No takeable dictatorship will survive this era. The ones that do last will be so effectively totalitarian that their very brutishness will be their bulwark. It is ironic evidence that Mr. Mubarak’s government was not in the end so brutal that his people were able to topple him.
With the rise of new media, governments have fully lost the capacity to be discreet or silent. The old ability of a nation to take time to think things through, to avoid the risk of offending or inflaming, is gone and will never come back. When something happens in the world, the media press relentlessly. Within hours of the beginning of the revolt, the media was full of “No response yet from the White House,” which became, “Awaiting word from the White House,” then, “Growing controversy over the silence from the White House.” In the end, despite early bobbles and backtracking, the White House did all right, mostly because from the beginning they seemed to understand: Mr. Mubarak is over.

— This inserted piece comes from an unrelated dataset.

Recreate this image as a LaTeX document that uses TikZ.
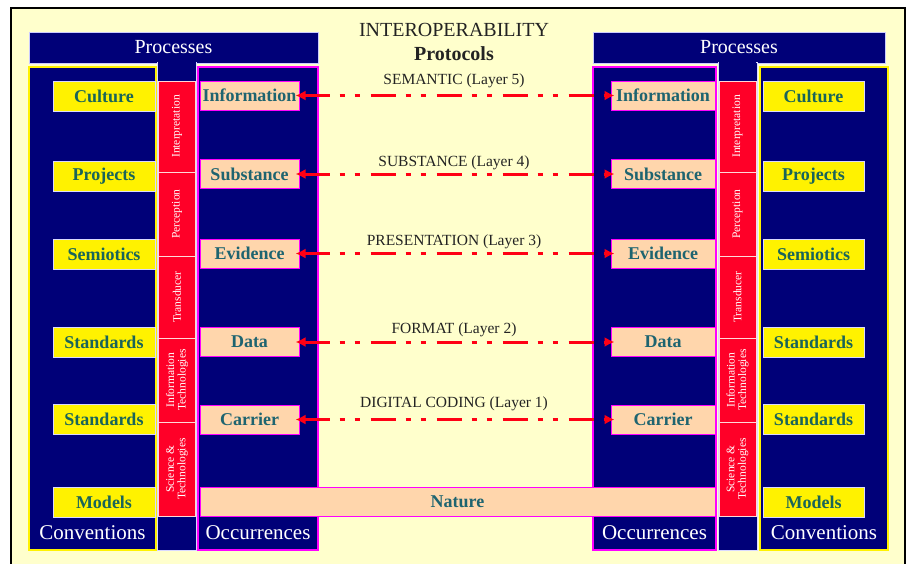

Finally, it was Egypt’s story, Egypt’s drama, Egypt’s decision about Egypt’s future. What happens now will have implications for America, but the revolution was not about America, which appears to have been hard for some Americans to grasp. “America’s invasion of Iraq prompted Egypt’s freedom movement.” That’s one way to look at it, an odd way. “Did Obama Lose Egypt?” It was not his to lose. Egypt prompted Egypt’s freedom movement. We are not the center of everything, the reason for everything.
Nobody knows for sure what will follow the joy, on the streets of Cairo and Alexandria, of this weekend. Mr. Mubarak always told American officials who pressed him to loosen his grip that if he did so, Islamic radicals would seize power, shift Egyptian foreign policy in warlike directions, and suppress the people of his nation in far worse ways. But Fareed Zakaria, among others, has argued that Mr. Mubarak used the threat of fundamentalism as an excuse not to change. Egypt has all sorts of political activists—liberals, Arab nationalists, old-school Marxists, new-school Marxists, free-marketers, young social-media professionals. All, Mr. Zakaria noted in Time last week, are “determined to shape their destiny.” The Muslim Brotherhood is part of the mix. But now instead of playing the part of oppressed victims, they will be forced to compete in the marketplace of ideas. When they do, they may lose some of their mystique. Egyptian society, says Mr. Zakaria, has within it “a persistent liberal strain.” The trend of greater economic freedom will require the rule of law.
Most intriguingly, Mr. Zakaria noted conflicting polls the past few years about who the people of Egypt really are and what they really think. A Pew Research survey last year found 84% of the people support the death penalty for Muslims who leave the faith, and 82% support stoning as a punishment for adultery. But a 2007 poll found that 90% supported freedom of religion, 80% supported free speech, 75% oppose censorship. A 2010 report showed a large majority prefer democracy to other forms of government.
It is hard to know, if you’re not Egyptian, what to make of this. Not only will the world be watching to see what Egypt becomes, what future its people will choose, but Egypt itself will be watching, and discovering what and who it is. A Hollywood director once said that a great Western is defined by this dynamic: “The villain has arrived while the hero is evolving.” Egypt itself is evolving. May its people be heroes and do great things.